# Lilaeopsis sp. 'Micro' flower



## dyollnave (May 30, 2009)

Hello All,

All credit for the following goes to AaronT.

I recently purchases some Lilaeopsis sp. 'Micro' from Aaron and when separating everything out to plant in the tank I noticed a little flower/seed stalk. From the pictures it is a little over an inch tall (about the same height as the blades themselves) with 5 tiny seeds/flowers. I cannot tell if they had already flowered or were about to flower. Unfortunately because of the cold temperature here, they might have been a little damaged in shipping (we suddenly experienced a cold snap here).

































Sorry for the quality of the photos, I only have the camera on my phone.

This was grown emersed, but unknown parameters beyond that. Aaron can confirm and provide further details.


----------



## Cavan Allen (Jul 22, 2004)

I'd very much like you to press that in some newspaper or paper towels and send it to me. I think I know what species it is and know someone who can tell us for sure. I'll trade you something if you like.

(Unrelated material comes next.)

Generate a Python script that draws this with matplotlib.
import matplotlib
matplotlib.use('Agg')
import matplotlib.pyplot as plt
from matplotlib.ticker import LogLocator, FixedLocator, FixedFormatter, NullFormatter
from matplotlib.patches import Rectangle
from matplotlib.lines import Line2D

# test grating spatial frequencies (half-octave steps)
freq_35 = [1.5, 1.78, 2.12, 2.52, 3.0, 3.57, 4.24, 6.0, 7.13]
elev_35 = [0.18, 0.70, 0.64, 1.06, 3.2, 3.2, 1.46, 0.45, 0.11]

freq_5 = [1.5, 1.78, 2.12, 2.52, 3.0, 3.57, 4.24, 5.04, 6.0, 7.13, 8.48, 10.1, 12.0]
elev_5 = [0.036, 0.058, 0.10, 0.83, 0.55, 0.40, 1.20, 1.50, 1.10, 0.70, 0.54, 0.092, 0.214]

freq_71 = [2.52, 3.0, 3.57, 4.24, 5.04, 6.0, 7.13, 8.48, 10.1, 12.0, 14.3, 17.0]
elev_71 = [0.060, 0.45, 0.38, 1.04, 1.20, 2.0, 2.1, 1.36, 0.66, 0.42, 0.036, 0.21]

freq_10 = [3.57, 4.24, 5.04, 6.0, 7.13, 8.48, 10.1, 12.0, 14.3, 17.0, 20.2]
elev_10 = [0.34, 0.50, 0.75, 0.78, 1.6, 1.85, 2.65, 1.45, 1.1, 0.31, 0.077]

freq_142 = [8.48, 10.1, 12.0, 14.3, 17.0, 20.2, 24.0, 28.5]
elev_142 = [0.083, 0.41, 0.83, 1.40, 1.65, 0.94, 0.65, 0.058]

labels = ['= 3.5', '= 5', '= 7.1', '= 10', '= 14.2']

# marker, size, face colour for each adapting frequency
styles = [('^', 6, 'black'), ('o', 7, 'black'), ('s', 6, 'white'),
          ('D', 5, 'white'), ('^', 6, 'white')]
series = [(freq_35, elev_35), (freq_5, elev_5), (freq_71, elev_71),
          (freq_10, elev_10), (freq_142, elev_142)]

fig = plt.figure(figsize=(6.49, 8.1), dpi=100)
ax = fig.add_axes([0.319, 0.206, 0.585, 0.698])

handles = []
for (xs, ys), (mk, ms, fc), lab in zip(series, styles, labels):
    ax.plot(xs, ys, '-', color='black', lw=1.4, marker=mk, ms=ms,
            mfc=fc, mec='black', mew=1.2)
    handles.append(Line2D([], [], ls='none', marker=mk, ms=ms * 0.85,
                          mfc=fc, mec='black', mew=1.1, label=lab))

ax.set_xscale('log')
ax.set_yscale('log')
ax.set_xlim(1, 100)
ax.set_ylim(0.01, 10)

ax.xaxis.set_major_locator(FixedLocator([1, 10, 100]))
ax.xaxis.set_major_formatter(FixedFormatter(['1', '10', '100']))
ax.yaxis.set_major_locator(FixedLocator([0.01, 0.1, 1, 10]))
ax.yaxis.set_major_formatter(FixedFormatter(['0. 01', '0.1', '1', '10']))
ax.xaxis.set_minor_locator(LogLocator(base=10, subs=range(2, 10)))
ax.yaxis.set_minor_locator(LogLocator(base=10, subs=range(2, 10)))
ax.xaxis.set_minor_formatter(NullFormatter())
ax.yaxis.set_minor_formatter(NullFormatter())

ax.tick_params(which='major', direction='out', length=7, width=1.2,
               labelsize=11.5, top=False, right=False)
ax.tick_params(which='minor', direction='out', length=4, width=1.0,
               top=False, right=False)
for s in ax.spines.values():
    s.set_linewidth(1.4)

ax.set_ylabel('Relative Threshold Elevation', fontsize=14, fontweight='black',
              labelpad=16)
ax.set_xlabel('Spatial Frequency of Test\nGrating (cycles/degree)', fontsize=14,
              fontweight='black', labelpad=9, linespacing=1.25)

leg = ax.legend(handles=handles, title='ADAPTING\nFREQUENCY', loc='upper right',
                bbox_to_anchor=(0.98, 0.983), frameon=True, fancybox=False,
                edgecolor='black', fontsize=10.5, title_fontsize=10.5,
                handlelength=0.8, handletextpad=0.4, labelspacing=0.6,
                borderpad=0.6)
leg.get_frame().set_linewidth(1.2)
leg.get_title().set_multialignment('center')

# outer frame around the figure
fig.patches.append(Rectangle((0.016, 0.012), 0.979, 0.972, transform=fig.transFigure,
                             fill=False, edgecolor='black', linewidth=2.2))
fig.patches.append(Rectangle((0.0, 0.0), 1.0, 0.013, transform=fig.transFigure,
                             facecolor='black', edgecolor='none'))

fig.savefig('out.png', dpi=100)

Aaron: that's the one, right?


----------



## AaronT (Apr 26, 2004)

Cavan Allen said:


> I'd very much like you to press that in some newspaper or paper towels and send it to me. I think I know what species it is and know someone who can tell us for sure. I'll trade you something if you like.
> 
> Aaron: that's the one, right?


Yeah, that's the one. I can't believe I missed it when I sent it off to him. I blame my newborn baby brain. 

Good catch dyollnave!


----------



## dyollnave (May 30, 2009)

PM sent Cavan


----------



## miremonster (Mar 26, 2006)

Cool, now I have an idea how that plant with the interesting provisional name looks.


----------



## Cavan Allen (Jul 22, 2004)

I think it's likely this:
http://www.theplantlist.org/tpl/record/tro-50161597

But we will see. Hopefully, I can still get a hold of the guy.


----------